Many confused by difference between flu and 'stomach flu'
Published Thursday, January 17, 2013 9:10AM EST
Last Updated Thursday, January 17, 2013 9:50AM EST
As almost Canadians have heard by now, the country is knee-deep in a flu outbreak. Just about everyone knows someone who’s been felled by illness.
But as the virus circulates, so too does the confusion about what is really flu, and what is what we all like to call "stomach flu."
In fact, there’s really no such thing as "stomach flu." Flu, or influenza, is an illness that affects the respiratory system, not the stomach. Infectious diseases expert Dr. Neil Rau says it just so happens that while we’re grappling with a flu outbreak, the country also has an outbreak of gastrointestinal infections called norovirus.

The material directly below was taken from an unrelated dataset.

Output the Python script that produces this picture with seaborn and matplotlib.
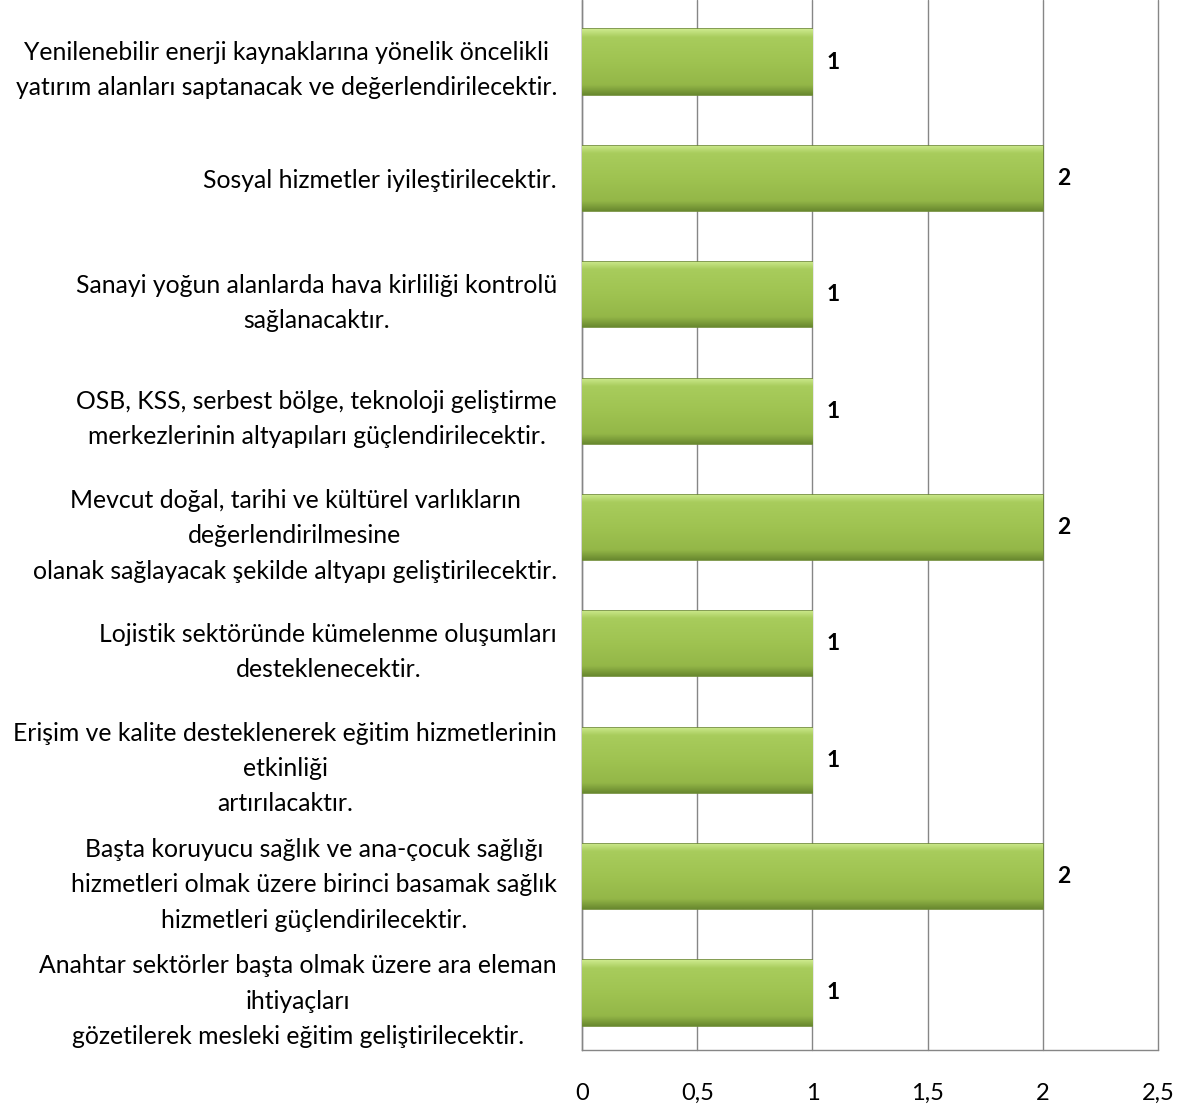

"There’s huge confusion between 'stomach flu’ – which is Norwalk virus or norovirus – and the flu," Rau told CTV’s Canada AM Thursday.
"Norwalk does not actually cause fever. That’s a big distinction. ‘Stomach flu’ is lots of diarrhea, vomiting, belly cramps, but no cough, no sore throat or runny nose."
Once known as "winter vomiting disease," noroviruses tend to spread in the winter, bringing on illness suddenly, and then leaving just as quickly. Rau says the typical norovirus illness lasts one or two days.
"It can even be as short as 12 hours. If your illness lasts more than three days, you do not have Norwalk," he says.
Influenza, on the other hand, typically leaves patients sick in bed for a week with fever, cough and chills. Nausea and vomiting are rare in adults, but the fever of flu can sometimes bring those symptoms on in children.
As for the current flu outbreak, Rau believes the worst of it is finally starting to come to an end.
"We’re probably at the height of it in most of Canada and past the height in many places," he said. "It doesn’t mean there’s no virus circulating; we’re just seeing fewer and fewer cases."
Rau points out that flu is not the only respiratory bug that circulates in the winter, so not everyone who comes down with flu symptoms actually has influenza.
"For every person who has a flu-like illness, only one of three at the height of flu season actually has the flu," he says.
With all kinds of other influenza-like illnesses out there, it might explain why some people seem to "get" the flu from the flu shot. In fact, in many of these cases, the vaccine may have protected them from influenza; they just had the bad luck to pick up something else altogether.
Of course, the flu vaccine, like every vaccine, doesn’t offer 100 per cent protection to 100 per cent of the population. A recent report from doctors running Canada’s flu surveillance network found that Canadians who got a flu shot this year cut their risk of being hospitalized with the flu by about half.
While that might not sound great, for flu -- a virus with many strains that have the notorious ability to change themselves as they travel -- that’s pretty good.
"It’s not a perfect vaccine but it does offer fairly good protection. And it’s actually a very safe vaccine," says Rau.
"Especially if you have the risk factors for a bad outcome from the flu, you definitely should get it. Even if you don’t have risk factors, if it does cut your chances of getting the illness, so that’s still worth something," he adds.
Rau says this year has been a good example of why it’s better to get the vaccine before the first wave of illness hits and makes headlines. But he also thinks there’s still benefit to getting the shot this late in the season.
"I think if people have risk factors for complications, they should absolutely still get the vaccine even if we’re past the peak, because there’s still some virus out there."